9 of 10 people found the following review helpful
5.0 out of 5 stars Coming Change that we can Believe in? 13 Sep 2008
By Herbert L Calhoun - Published on Amazon.com
Format:Paperback
Professor Edward Edinger, Psychiatrist, Jungian scholar, and Jehovah Witness, uses the book of Revelations to draw us into a web that intersects at the vertex of all of his many professional realms of interests and understandings. Once he has captured us there, in his own intellectual corner, he then "uses the theme of cultural transition" disguised as, and implicit in, the deeply symbolic scriptures taken from the book of Revelations, to advance an unlikely version of a very "familiar" theory of archetypes: One that turns out to be as much existentialist philosophy and depth psychology as hardcore religiosity.

And what a rich "mother lode" Edinger's mind turns out to be: Erudite and persuasive; inventive and logical, scary and seductive, intense and carefully thought out, meticulous in its details, but all done without a hint of the taint of anti-intellectual religiosity or fanaticism. The author commands his complex ship well through some of the roughest cultural, psychological and existential waters known to modern man, and skillfully brings it safely home to a believable harbor.

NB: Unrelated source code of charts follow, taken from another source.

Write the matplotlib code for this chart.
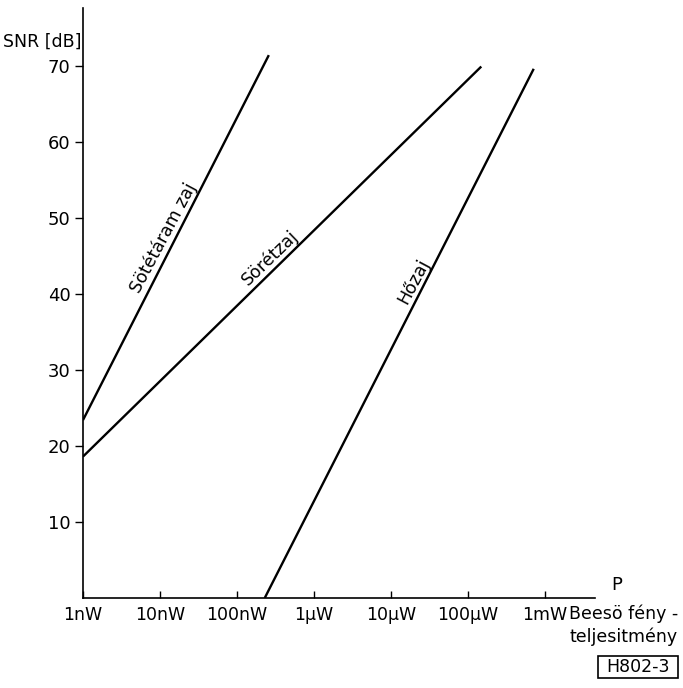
import matplotlib
matplotlib.use("Agg")
import matplotlib.pyplot as plt
from matplotlib.patches import Rectangle

# ---- data ----
tick_powers = [1e-9, 1e-8, 1e-7, 1e-6, 1e-5, 1e-4, 1e-3]
tick_labels = ["1nW", "10nW", "100nW", "1\u00b5W", "10\u00b5W", "100\u00b5W", "1mW"]
y_ticks = [10, 20, 30, 40, 50, 60, 70]

sotetaram_P = [1e-9, 2.6e-7]
sotetaram_snr = [23.4, 71.4]

soretzaj_P = [1e-9, 1.5e-4]
soretzaj_snr = [18.6, 69.9]

hozaj_P = [2.3e-7, 7.2e-4]
hozaj_snr = [0.0, 69.6]

plt.rcParams['font.family'] = ['DejaVu Sans']

fig = plt.figure(figsize=(6.83, 6.88), dpi=100)
ax = fig.add_axes([0.1215, 0.1308, 0.7496, 0.8576])

lw = 1.7
ax.plot(sotetaram_P, sotetaram_snr, color='black', lw=lw, solid_capstyle='butt')
ax.plot(soretzaj_P, soretzaj_snr, color='black', lw=lw, solid_capstyle='butt')
ax.plot(hozaj_P, hozaj_snr, color='black', lw=lw, solid_capstyle='butt')

ax.set_xscale('log')
ax.set_xlim(1e-9, 4.5e-3)
ax.set_ylim(0, 77.6)

for s in ['top', 'right']:
    ax.spines[s].set_visible(False)
for s in ['left', 'bottom']:
    ax.spines[s].set_linewidth(1.2)

ax.set_xticks(tick_powers)
ax.set_xticklabels(tick_labels)
ax.xaxis.set_minor_locator(matplotlib.ticker.NullLocator())
ax.tick_params(axis='x', direction='in', length=5, width=1.0, labelsize=12.5, pad=6)
ax.set_yticks(y_ticks)
ax.set_yticklabels([str(v) for v in y_ticks])
ax.tick_params(axis='y', direction='out', length=6, width=1.0, labelsize=13, pad=3)

# line labels
ax.text(1.12e-8, 47.4, "Sötétáram zaj", rotation=62, ha='center', va='center', fontsize=12.5)
ax.text(2.7e-7, 44.8, "Sörétzaj", rotation=44, ha='center', va='center', fontsize=12.5)
ax.text(2.0e-5, 41.6, "Hőzaj", rotation=62, ha='center', va='center', fontsize=12.5)

# axis labels
fig.text(3 / 683, 1 - 42 / 688, "SNR [dB]", ha='left', va='center', fontsize=12.5)
fig.text(617 / 683, 1 - 585 / 688, "P", ha='center', va='center', fontsize=13)
fig.text(678 / 683, 1 - 614 / 688, "Beesö fény -", ha='right', va='center', fontsize=12.5)
fig.text(678 / 683, 1 - 637 / 688, "teljesitmény", ha='right', va='center', fontsize=12.5)

# figure id box
fig.text(638 / 683, 1 - 667 / 688, "H802-3", ha='center', va='center', fontsize=12.5)
fig.patches.append(Rectangle((598 / 683, 1 - 678 / 688), 80 / 683, 22 / 688,
                             transform=fig.transFigure, fill=False, lw=1.2, ec='black'))

fig.savefig("out.png", dpi=100)
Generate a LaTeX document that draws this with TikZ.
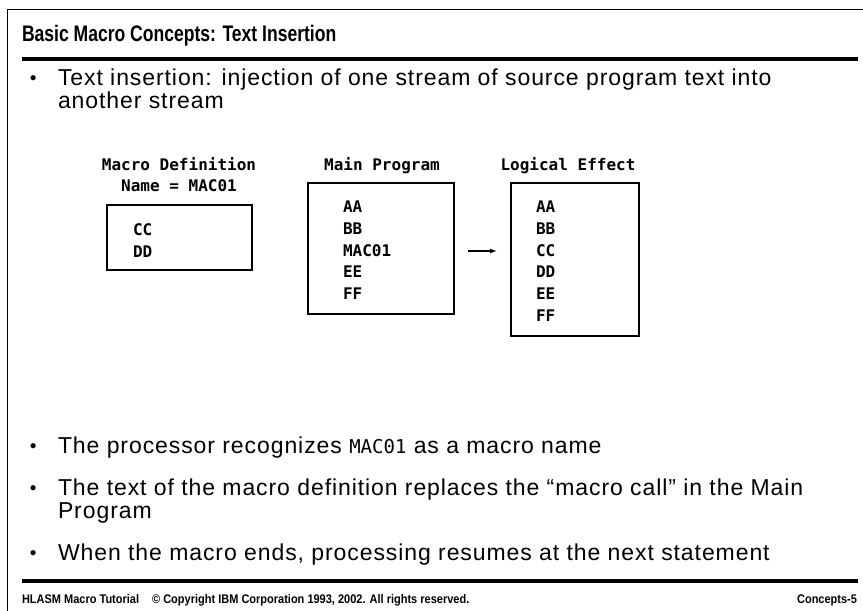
\documentclass[tikz,border=0pt]{standalone}
\usepackage{fontspec}
\usetikzlibrary{arrows.meta}
\setmainfont{Liberation Sans}
\newfontfamily\bodyfont[LetterSpace=4]{Liberation Sans}
\newfontfamily\titlefont[FakeStretch=0.78]{Liberation Sans}
\newfontfamily\footfont[FakeStretch=0.88]{Liberation Sans}
\newfontfamily\codefont{DejaVu Sans Mono}
\begin{document}
\begin{tikzpicture}[x=1pt,y=-1pt,
  txt/.style={anchor=base west,inner sep=0pt,outer sep=0pt},
  body/.style={txt,font=\bodyfont\fontsize{23}{27}\selectfont},
  code/.style={txt,font=\codefont\bfseries\fontsize{16}{19}\selectfont},
  codelbl/.style={anchor=base,inner sep=0pt,font=\codefont\bfseries\fontsize{16}{19}\selectfont},
  listbox/.style={draw,line width=1.1pt,inner sep=0pt,outer sep=0pt},
  foot/.style={txt,font=\footfont\bfseries\fontsize{12.5}{15}\selectfont},
  bul/.style={txt,font=\fontsize{19}{23}\selectfont}]
\useasboundingbox (0,0) rectangle (863,611);

% page frame and rules
\draw[line width=1pt] (7,611) -- (7,9) -- (863,9);
\draw[line width=4pt] (22,59) -- (858,59);
\draw[line width=4pt] (22,581) -- (858,581);

% title
\node[txt,font=\titlefont\bfseries\fontsize{22.5}{26}\selectfont] (title) at (22,41) {Basic Macro Concepts: Text Insertion};

% first bullet
\node[bul] (b1) at (30,84) {\textbullet};
\node[body] (t1a) at (58,85) {Text insertion: injection of one stream of source program text into};
\node[body] (t1b) at (58,108) {another stream};

% column headings
\node[codelbl] (hdef) at (179,170) {Macro Definition};
\node[codelbl] (hname) at (179,191) {Name = MAC01};
\node[codelbl] (hmain) at (382,170) {Main Program};
\node[codelbl] (hlog) at (568,170) {Logical Effect};

% boxes
\node[listbox, minimum width=145pt, minimum height=65pt] (defbox) at (179.5,237.5) {};
\node[code] (dcc) at (133,235) {CC};
\node[code] (ddd) at (133,257) {DD};

\node[listbox, minimum width=146pt, minimum height=131pt] (mainbox) at (381,248.5) {};
\node[code] (m1) at (343,212) {AA};
\node[code] (m2) at (343,234) {BB};
\node[code] (m3) at (343,256) {MAC01};
\node[code] (m4) at (343,277) {EE};
\node[code] (m5) at (343,299) {FF};

\node[listbox, minimum width=128pt, minimum height=153pt] (logbox) at (575,259.5) {};
\node[code] (l1) at (536,212) {AA};
\node[code] (l2) at (536,234) {BB};
\node[code] (l3) at (536,256) {CC};
\node[code] (l4) at (536,277) {DD};
\node[code] (l5) at (536,299) {EE};
\node[code] (l6) at (536,321) {FF};

% arrow between the program and its effect
\path (mainbox.east) ++(0,2.5) coordinate (arrs);
\draw[line width=1.3pt,-{Latex[length=7pt,width=5pt]},shorten <=14pt,shorten >=14pt]
  (arrs) -- (arrs -| logbox.west);

% remaining bullets
\node[bul] (b2) at (30,452) {\textbullet};
\node[body] (t2) at (58,453) {The processor recognizes {\codefont\fontsize{19}{22}\selectfont MAC01} as a macro name};
\node[bul] (b3) at (30,494) {\textbullet};
\node[body] (t3a) at (58,495) {The text of the macro definition replaces the \textquotedblleft macro call\textquotedblright\ in the Main};
\node[body] (t3b) at (58,518) {Program};
\node[bul] (b4) at (30,559) {\textbullet};
\node[body] (t4) at (58,560) {When the macro ends, processing resumes at the next statement};

% footer
\node[foot] (f1) at (22,603) {HLASM Macro Tutorial};
\node[foot,anchor=base west,xshift=13pt] (f2) at (f1.base east) {\textcopyright{} Copyright IBM Corporation 1993, 2002. All rights reserved.};
\node[foot,anchor=base east] (f3) at (857,603) {Concepts-5};
\end{tikzpicture}
\end{document}
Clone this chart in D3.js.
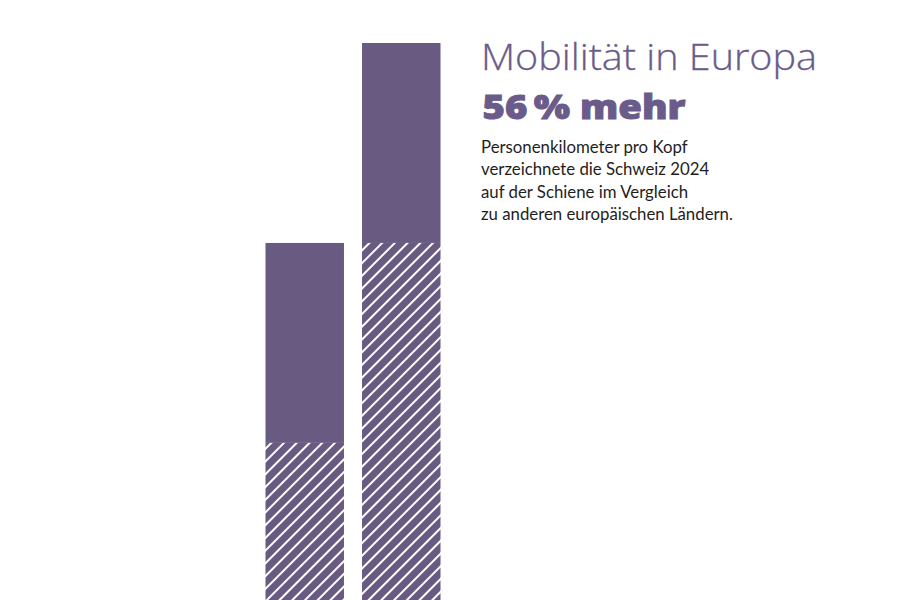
<!DOCTYPE html>
<html>
<head>
<meta charset="utf-8">
<script src="https://cdn.jsdelivr.net/npm/d3@7"></script>
<style>
  body { margin: 0; background: #fff; }
  svg { display: block; }
</style>
</head>
<body>
<div id="chart"></div>
<script>
// Index: Europa = 100, Schweiz = 156
var categories = ['Europa', 'Schweiz'];
var hatchedValues = [44, 100];
var solidValues = [56, 56];
var titleLines = ['Mobilität in Europa', '56\u2009% mehr'];
var bodyLines = [
  'Personenkilometer pro Kopf',
  'verzeichnete die Schweiz 2024',
  'auf der Schiene im Vergleich',
  'zu anderen europäischen Ländern.'
];

var width = 899, height = 600;
var purple = '#685a81';

var svg = d3.select('#chart').append('svg')
    .attr('width', width)
    .attr('height', height);

// hatch pattern
var pattern = svg.append('defs').append('pattern')
    .attr('id', 'hatch')
    .attr('patternUnits', 'userSpaceOnUse')
    .attr('width', 9)
    .attr('height', 9)
    .attr('patternTransform', 'rotate(45)');
pattern.append('rect')
    .attr('width', 9)
    .attr('height', 9)
    .attr('fill', purple);
pattern.append('line')
    .attr('x1', 1).attr('y1', 0)
    .attr('x2', 1).attr('y2', 9)
    .attr('stroke', '#fff')
    .attr('stroke-width', 2);

var data = categories.map((c, i) => ({
  cat: c,
  hatched: hatchedValues[i],
  solid: solidValues[i]
}));

// scales
var x = d3.scaleBand()
    .domain(categories)
    .range([265.5, 440.5])
    .paddingInner(0.187)
    .paddingOuter(0);
var y = d3.scaleLinear()
    .domain([0, d3.max(data, d => d.hatched + d.solid)])
    .range([height, 43]);

var bars = svg.append('g').attr('id', 'bars')
  .selectAll('g')
  .data(data)
  .join('g');

bars.append('rect')
    .attr('x', d => x(d.cat))
    .attr('width', x.bandwidth())
    .attr('y', d => y(d.hatched + d.solid))
    .attr('height', d => y(d.hatched) - y(d.hatched + d.solid))
    .attr('fill', purple);

bars.append('rect')
    .attr('x', d => x(d.cat))
    .attr('width', x.bandwidth())
    .attr('y', d => y(d.hatched))
    .attr('height', d => y(0) - y(d.hatched))
    .attr('fill', 'url(#hatch)');

// texts
var tx = 481;
svg.append('text')
    .attr('x', tx)
    .attr('y', 69.5)
    .attr('font-family', 'Open Sans')
    .attr('font-weight', 300)
    .attr('font-size', 36)
    .attr('fill', '#6a5b8a')
    .attr('stroke', '#6a5b8a')
    .attr('stroke-width', 0.3)
    .attr('textLength', 336)
    .attr('lengthAdjust', 'spacingAndGlyphs')
    .text(titleLines[0]);

svg.append('text')
    .attr('x', tx + 1.5)
    .attr('y', 119)
    .attr('font-family', 'Open Sans')
    .attr('font-weight', 800)
    .attr('font-size', 33.5)
    .attr('fill', '#6a5b8a')
    .attr('stroke', '#6a5b8a')
    .attr('stroke-width', 0.9)
    .attr('textLength', 203)
    .attr('lengthAdjust', 'spacingAndGlyphs')
    .text(titleLines[1]);

svg.append('g')
  .selectAll('text')
  .data(bodyLines)
  .join('text')
    .attr('x', tx)
    .attr('y', (d, i) => 153 + i * 22.3)
    .attr('font-family', 'Lato')
    .attr('font-size', 16.8)
    .attr('fill', '#1e1e1e')
    .text(d => d);
</script>
</body>
</html>
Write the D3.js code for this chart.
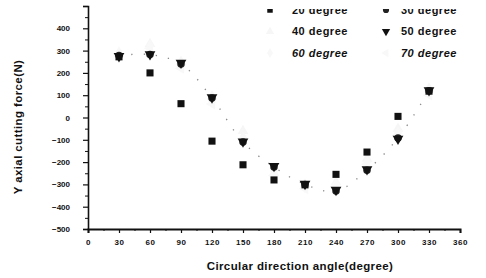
<!DOCTYPE html>
<html>
<head>
<meta charset="utf-8">
<script src="https://cdn.jsdelivr.net/npm/d3@7"></script>
<style>
  body { margin: 0; background: #fff; }
  text { font-family: "Liberation Sans", Arial, sans-serif; font-weight: bold; fill: #111; }
</style>
</head>
<body>
<script>
var angles = [30, 60, 90, 120, 150, 180, 210, 240, 270, 300, 330];
var deg20 = [272, 200, 62, -106, -212, -280, -302, -255, -155, 5, 118];
var deg30 = [278, 282, 240, 88, -110, -222, -300, -330, -236, -92, 120];
var deg40 = [285, 330, 250, 95, -60, -250, -300, -290, -185, -50, 130];
var deg50 = [275, 283, 245, 90, -108, -218, -298, -325, -232, -96, 122];
var deg60 = [290, 320, 230, 70, -90, -240, -310, -300, -200, -70, 110];
var deg70 = [280, 310, 220, 60, -100, -260, -320, -310, -210, -80, 100];
var xTicks = [0, 30, 60, 90, 120, 150, 180, 210, 240, 270, 300, 330, 360];
var yTicks = [500, 400, 300, 200, 100, 0, -100, -200, -300, -400, -500];

var series = [
  { name: "20 degree", values: deg20, symbol: d3.symbolSquare, color: "#111", italic: false },
  { name: "30 degree", values: deg30, symbol: d3.symbolCircle, color: "#222", italic: false },
  { name: "40 degree", values: deg40, symbol: d3.symbolTriangle, color: "#f6f6f6", italic: false },
  { name: "50 degree", values: deg50, symbol: d3.symbolTriangle, color: "#111", italic: false, flip: true },
  { name: "60 degree", values: deg60, symbol: d3.symbolDiamond, color: "#f8f8f8", italic: true },
  { name: "70 degree", values: deg70, symbol: d3.symbolTriangle, color: "#f8f8f8", italic: true, left: true }
];

var svg = d3.select("body").append("svg")
  .attr("width", 486)
  .attr("height", 278);

svg.append("defs").append("clipPath").attr("id", "cut")
  .append("rect").attr("x", -200).attr("y", 9).attr("width", 900).attr("height", 300);

var x = d3.scaleLinear().domain([0, 360]).range([88, 460]);
var y = d3.scaleLinear().domain([-500, 500]).range([229, 6]);

// y axis: line and ticks
var yAxis = svg.append("g")
  .attr("transform", "translate(88,0)")
  .call(d3.axisLeft(y).tickValues(yTicks).tickSize(5).tickFormat(""));
yAxis.select(".domain").attr("stroke", "#111").attr("stroke-width", 1.6);
yAxis.selectAll(".tick line").attr("stroke", "#111").attr("stroke-width", 1.2);
svg.append("g")
  .attr("transform", "translate(88,0)")
  .call(d3.axisLeft(y).tickValues(d3.range(-450, 500, 100)).tickSize(3).tickFormat(""))
  .call(function(g) { g.select(".domain").remove(); })
  .selectAll("line").attr("stroke", "#111");
// y axis: labels (top one cut like the scan)
var yLabels = svg.append("g")
  .attr("clip-path", "url(#cut)")
  .append("g")
  .attr("transform", "translate(88,0)")
  .call(d3.axisLeft(y).tickValues(yTicks).tickSize(5).tickPadding(13));
yLabels.select(".domain").remove();
yLabels.selectAll(".tick line").remove();
yLabels.selectAll("text").style("font-size", "8px").style("font-family", "Liberation Sans, Arial").style("font-weight", "bold");

// x axis
var xAxis = svg.append("g")
  .attr("transform", "translate(0,229)")
  .call(d3.axisBottom(x).tickValues(xTicks).tickSize(4).tickPadding(6));
xAxis.select(".domain").attr("stroke", "#111").attr("stroke-width", 2);
xAxis.selectAll(".tick line").attr("stroke", "#111").attr("stroke-width", 1.2);
xAxis.selectAll("text").style("font-size", "8px").style("font-family", "Liberation Sans, Arial").style("font-weight", "bold").style("letter-spacing", "0.6px");
svg.append("g")
  .attr("transform", "translate(0,229)")
  .call(d3.axisBottom(x).tickValues(d3.range(15, 360, 30)).tickSize(2).tickFormat(""))
  .call(function(g) { g.select(".domain").remove(); })
  .selectAll("line").attr("stroke", "#111");

// axis titles
svg.append("text")
  .attr("x", 300).attr("y", 270)
  .attr("text-anchor", "middle")
  .style("font-size", "11.5px").style("letter-spacing", "0.4px")
  .text("Circular direction angle(degree)");
svg.append("text")
  .attr("transform", "translate(22,127) rotate(-90)")
  .attr("text-anchor", "middle")
  .style("font-size", "11.5px").style("letter-spacing", "0.4px")
  .text("Y axial cutting force(N)");

// dotted trend for 30 degree
var line = d3.line()
  .x(function(d, i) { return x(angles[i]); })
  .y(function(d) { return y(d); })
  .curve(d3.curveCatmullRom);
svg.append("path")
  .datum(deg30)
  .attr("d", line)
  .attr("fill", "none")
  .attr("stroke", "#888")
  .attr("stroke-width", 1.3)
  .attr("stroke-dasharray", "1.3,11");

function symbolTransform(s, px, py) {
  var t = "translate(" + px + "," + py + ")";
  if (s.flip) t += " rotate(180)";
  if (s.left) t += " rotate(-90)";
  return t;
}

// points, light ones first
var order = [2, 4, 5, 1, 3, 0];
order.forEach(function(k) {
  var s = series[k];
  svg.append("g").selectAll("path")
    .data(s.values)
    .enter()
    .append("path")
    .attr("d", d3.symbol().type(s.symbol).size(s.symbol === d3.symbolCircle ? 44 : 50))
    .attr("transform", function(d, i) { return symbolTransform(s, x(angles[i]), y(d)); })
    .attr("fill", s.color);
});

// legend
var legend = svg.append("g").attr("clip-path", "url(#cut)");
series.forEach(function(s, i) {
  var col = i % 2, row = Math.floor(i / 2);
  var lx = col === 0 ? 270 : 386;
  var ly = 10 + row * 21.5;
  legend.append("path")
    .attr("d", d3.symbol().type(s.symbol).size(30))
    .attr("transform", symbolTransform(s, lx, ly))
    .attr("fill", s.color);
  legend.append("text")
    .attr("x", lx + (col === 0 ? 22 : 15))
    .attr("y", ly)
    .attr("dy", "0.35em")
    .style("font-size", "11px")
    .style("letter-spacing", "0.5px")
    .style("font-style", s.italic ? "italic" : "normal")
    .text(s.name);
});
</script>
</body>
</html>
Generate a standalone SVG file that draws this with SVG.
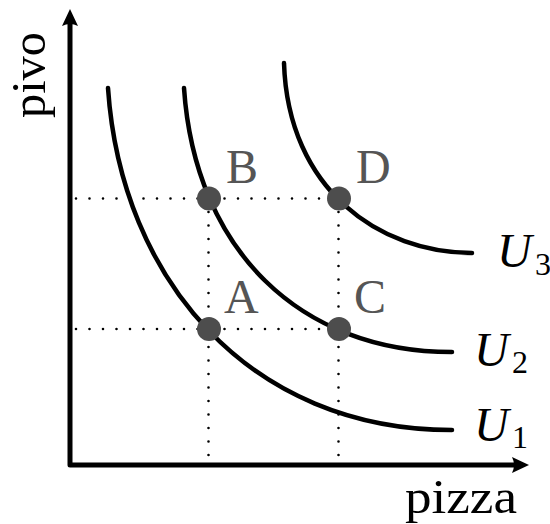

His theory is: that a psychological analysis of the book of Revelations reveals that the world as we know it will inexorably come to an end. But that the particular book of the bible that foretells the end, is not just literal religious prophesy, or an exercise in allegorical pre-Christian symbolic poetic license, nor even just the scattered images of a schizophrenic mind or worldview, but the rumblings of "yet-to-be-deciphered" meanings from deep within our collective and historical consciousness: The book of Revelations is "content," "symbolism," and "agency;" a living psychic organism, as it were, of rumblings that inhabit and serve the needs of the individual as well as the collective psyche.

It is in the analysis of the meaning of these rumblings that underlie the predictions that foreshadow a fundamental shift if not a breakup in the global paradigm of cultural and psychological understanding itself. As a paradigm of deep "personal" as well as "transpersonal" or collective psychology, Edinger reveals in these lectures that it is as much the change in the fundamental religious paradigm and the resistance to this change as anything else that represents the "moving psychological parts" of the archetype of the Apocalypse. For the change will be accompanied by a corresponding collective primal fear and resistance, emanating from a fundamentally "religious libido" -- a fear and resistance that will trigger a global psychosis and chaos that will cause a breakup in man's current cosmic worldview. It will be a kind of cultural and psychological upheaval that man has not known since the breakup of the Roman Empire and the cosmic worldview that held the Roman world together. We can already begin to see cracks in the paradigm with both domestic and international but always religiously motivated terrorism. The result of this psychological "showdown," "collective man" versus "the religious libido of individual man," and "individual man's" resistance to the change he has invested in the archetypical paradigm will be as real in its consequences as any of the images portrayed of Armageddon.

Using psychological evidence from his practice in psychiatry, drawing heavily on his religious background, and his readings of world history and culture, Edinger, convincingly "deconstructs" and then "re-synthesizes" the meanings of the scriptures -- verse-by-verse - according to his own archetypical typology, leaving us with the suggestion that it will be the consequences of these meanings functioning out of a deeply religious agency -- rather than out of the economic, social and technical vulnerabilities that continue to grow without bounds - that in the final analysis will represent the "showdown" at the end of individual man's psychological patience and existence.

Edinger proves here that Jungian analysis remains heady intellectual stuff despite its heavy dependence on religious interpretations. It is thus theoretical content, with which any serious intellectual must reckon.